February 19, 1996
Can Computers Guarantee Perfectly Fitted Clothes?
Clothes That Are Cut to Fit
By JOHN HOLUSHA
ARY, N.C. -- About half of all Americans buy off-the-rack clothing that doesn't fit well, said researchers at the Technology/Clothing Technology Corp., an apparel industry group. Half of those pay to have their clothing altered; the rest just wear ill-fitting clothes.
To promote a more stylish nation and to preserve some of what is left of the domestic apparel industry, the research group, which is based near Raleigh, N.C., is spending $8.5 million a year to develop a method to make three-dimensional body scans of customers that could be used to produce custom-made clothes.
If manufacturers used the body dimensions of individual customers, standard sizes, which vary from maker to maker anyway, would become obsolete. Along with a custom fit, there would be a premium on speedy delivery of garments. This, the theory goes, would drive manufacturers to keep their plants in the United States rather than waiting months for goods to arrive from factories in East Asia.
The desire for relatively inexpensive custom-made clothes is clear. When Levi Strauss & Co. introduced a computer-assisted measuring system for women's jeans in 1994, the response was sharp, even though such jeans cost $15 more than the standard retail price.
A recent survey by Prof. Nancy Casill of the University of North Carolina at Greensboro found that customers were willing to pay extra for the scan, if it would ensure properly fitted clothes.
But the Levi system was cumbersome, requiring women to try on several pairs of stock jeans with built-in measuring tapes.
When the new system is tested at a retail store later this year, the scanner is expected to produce a full-body profile in about two seconds, with the measurements encoded on a portable data card or entered into a central depository. Whenever that customer orders clothes, the data can be retrieved to produce a custom-fitted product.
"We are simply trying to do what a professional tailor would do, but without the time and expense," said Joseph W.A. Off, managing director of the technology research company, which calls itself TC2. "Even now, there is $20 to $40 built into the cost of men's suits to cover the cost of alterations."
To use the scanner, a person would strip down to underwear and step into a booth equipped with six light projectors and six video cameras.
Light would be projected through a grate to produce a pattern of horizontal black and white lines on the subject. The projectors would flash four times each, producing 24 images in the video camera. The grates would move after each pass, producing changes in the patterns. The cameras would record height and width; the changing patterns, along with some extrapolation, would produce depth information.
The result would be almost 1.4 million data points in three-dimensional space -- more than enough to define an individual's shape.
Then the numbers would be refined to shape a figure on a computer, from which the essential measurements for clothing would be selected.

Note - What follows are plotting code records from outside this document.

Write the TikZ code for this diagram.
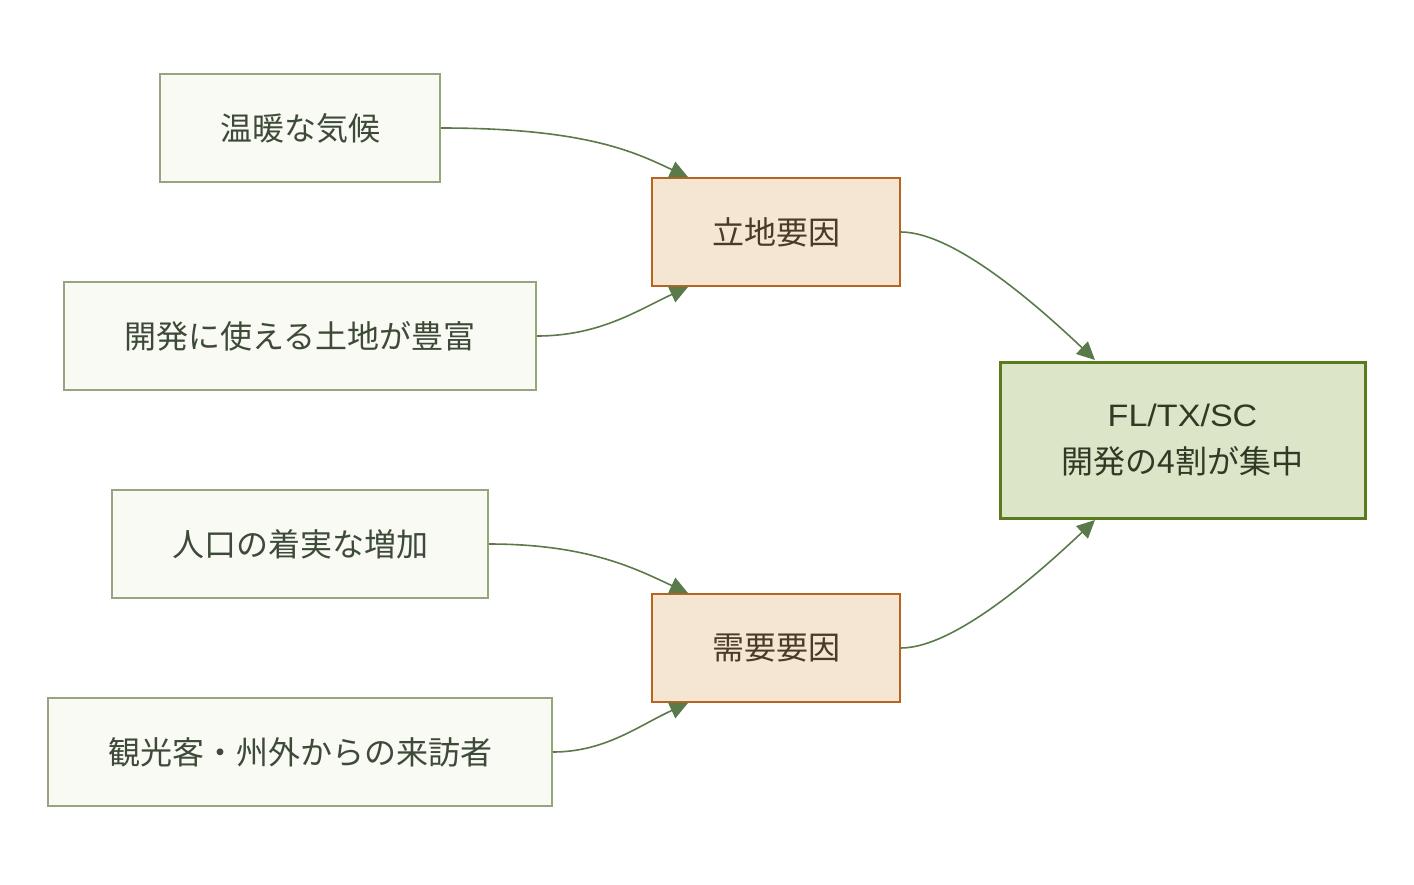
\documentclass[tikz,border=0pt]{standalone}
\usepackage{fontspec}
\setmainfont{Noto Sans CJK JP}
\newfontfamily\latinfont[FakeStretch=1.1]{Liberation Sans}
\usetikzlibrary{arrows.meta}
\definecolor{leafFill}{HTML}{F8FAF3}
\definecolor{leafLine}{HTML}{94A77C}
\definecolor{leafText}{HTML}{3E4A38}
\definecolor{facFill}{HTML}{F5E6D3}
\definecolor{facLine}{HTML}{B5651D}
\definecolor{facText}{HTML}{4A3A28}
\definecolor{tgtFill}{HTML}{DDE5C8}
\definecolor{tgtLine}{HTML}{5A7A1E}
\definecolor{tgtText}{HTML}{2F3A25}
\definecolor{edgeCol}{HTML}{5A7A4A}
\tikzset{
  leafbox/.style={draw=leafLine, fill=leafFill, line width=1.5pt, text=leafText, inner sep=0pt, font=\fontsize{32}{38}\selectfont},
  facbox/.style={draw=facLine, fill=facFill, line width=1.5pt, text=facText, inner sep=0pt, minimum width=248pt, minimum height=108pt, font=\fontsize{32}{38}\selectfont},
  tgtbox/.style={draw=tgtLine, fill=tgtFill, line width=3pt, text=tgtText, inner sep=0pt, minimum width=365pt, minimum height=156pt, align=center, font=\fontsize{32}{47}\selectfont},
  conn/.style={draw=edgeCol, line width=1.6pt, -{Triangle[length=18pt,width=17pt]}}
}
\begin{document}
\begin{tikzpicture}[x=1pt,y=-1pt]
\useasboundingbox (0,0) rectangle (1414,884);
\node[leafbox, minimum width=280pt, minimum height=108pt] (a) at (300,128) {温暖な気候};
\node[leafbox, minimum width=472pt, minimum height=108pt] (b) at (300,336) {開発に使える土地が豊富};
\node[leafbox, minimum width=376pt, minimum height=108pt] (c) at (300,544) {人口の着実な増加};
\node[leafbox, minimum width=504pt, minimum height=108pt] (d) at (300,752) {観光客・州外からの来訪者};
\node[facbox] (f1) at (776,232) {立地要因};
\node[facbox] (f2) at (776,648) {需要要因};
\node[tgtbox] (t) at (1182.5,440) {{\fontsize{31}{47}\latinfont FL/TX/SC}\\開発の4割が集中};
\coordinate (f1in1) at (688,177);
\coordinate (f1in2) at (688,287);
\coordinate (f2in1) at (688,593);
\coordinate (f2in2) at (688,703);
\coordinate (tin1) at (1095,360);
\coordinate (tin2) at (1095,520);
\draw[conn] (a.east) .. controls (590,128) and (638,154) .. (f1in1);
\draw[conn] (b.east) .. controls (600,336) and (638,310) .. (f1in2);
\draw[conn] (c.east) .. controls (590,544) and (638,570) .. (f2in1);
\draw[conn] (d.east) .. controls (605,752) and (638,726) .. (f2in2);
\draw[conn] (f1.east) .. controls (955,232) and (1040,308) .. (tin1);
\draw[conn] (f2.east) .. controls (955,648) and (1040,572) .. (tin2);
\end{tikzpicture}
\end{document}
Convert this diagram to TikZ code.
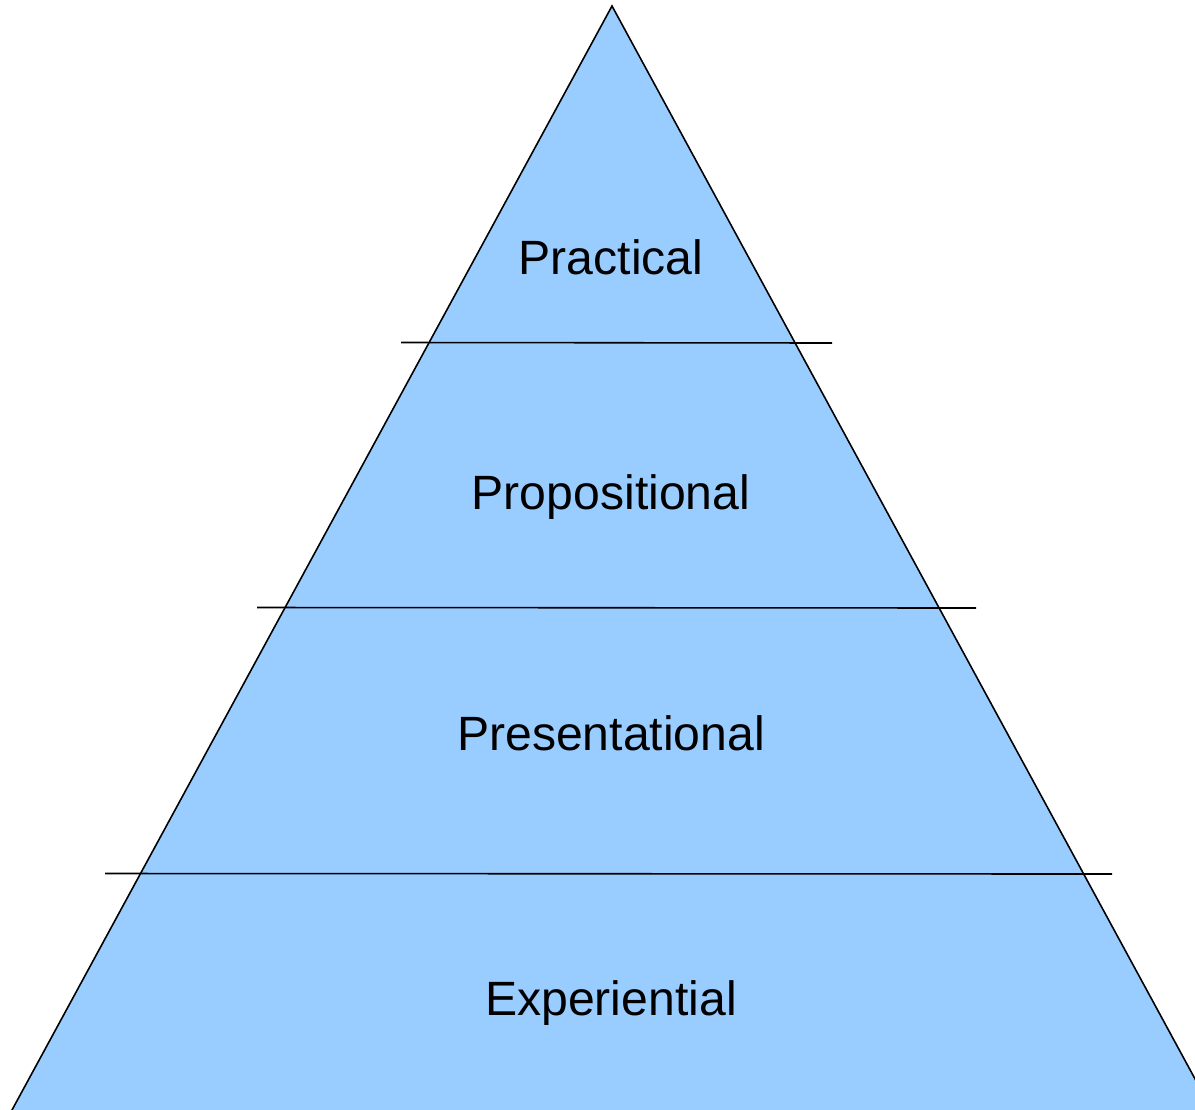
\documentclass[tikz,border=0pt]{standalone}
\usepackage{fontspec}
\setmainfont{Liberation Sans}
\usepackage{tikz}
\usetikzlibrary{shapes.geometric}
\definecolor{layerBlue}{HTML}{99CCFF}
\tikzstyle{levelNode} = [inner sep=0pt, anchor=base, font=\fontsize{27.4}{33}\selectfont]
\tikzstyle{divider} = [thin, black, line width=0.9pt]

\begin{document}
\begin{tikzpicture}[x=0.02cm, y=-0.02cm]
        \useasboundingbox (0,0) rectangle (1195,1109);
        \clip (0,0) rectangle (1195,1109);
        \coordinate (top) at (612,6);
        \coordinate (baseL) at (10.9,1112);
        \coordinate (baseR) at (1213,1112);
        \filldraw [fill=layerBlue, draw=black, line width=0.9pt] (top) -- (baseR) -- (baseL) -- cycle;

        \coordinate (cutAL) at (401,342.5);
        \coordinate (cutAR) at (832,343);
        \coordinate (cutBL) at (257,607.5);
        \coordinate (cutBR) at (976,608);
        \coordinate (cutCL) at (105,873.5);
        \coordinate (cutCR) at (1112,874);
        \draw [divider] (cutAL) -- (cutAR);
        \draw [divider] (cutBL) -- (cutBR);
        \draw [divider] (cutCL) -- (cutCR);

        \node (practical) [levelNode] at (611,274) {Practical};
        \node (propositional) [levelNode] at (611,509) {Propositional};
        \node (presentational) [levelNode] at (611,750) {Presentational};
        \node (experiential) [levelNode] at (611,1015) {Experiential};
    \end{tikzpicture}
\end{document}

"The bicep is the largest part of the arm, so we take the bicep circumference to get the sleeve measurement," said Judson H. Early, the director of research. "But others are not as obvious, which is why we are still working on critical-measurement extraction."
The measurements would be linked to a garment pattern, which would then be modified. The resulting information would be sent to a laser, which would cut the cloth that would be sewn into the final garment.
TC2 officials concede that any move to automated custom clothing would be a struggle against established apparel industry procedures. Cutting a single thickness of cloth for one garment might seem inefficient to companies that cut dozens of layers of cloth at the same time.
But, the researchers said, the automated system could cut inventory costs for retailers and prevent many of the steep end-of-season markdowns that erode their profit margins.
"Everyone looks at the cost of direct labor in apparel," said Peter N. Butenhoff, president of TC2. "But direct labor is only 11 percent of the cost of the garment delivered to customers. Non-value-added handling after manufacture accounts for 27 percent. That is what we are going after."
The researchers envision a much smaller retail space, where most of the stock would consist of samples that customers could examine and touch before placing orders for custom garments based on their body scans. Tied to agile factories, able to switch rapidly from one product to another, the retailer would be able to deliver the custom garment in a few days.
And, because everything would be sold before it was made, steep discounts to clear out inventory would not be necessary.
"The vision is pretty clear and the technology is almost here," Butenhoff said. "As always, the culture change will be the hardest."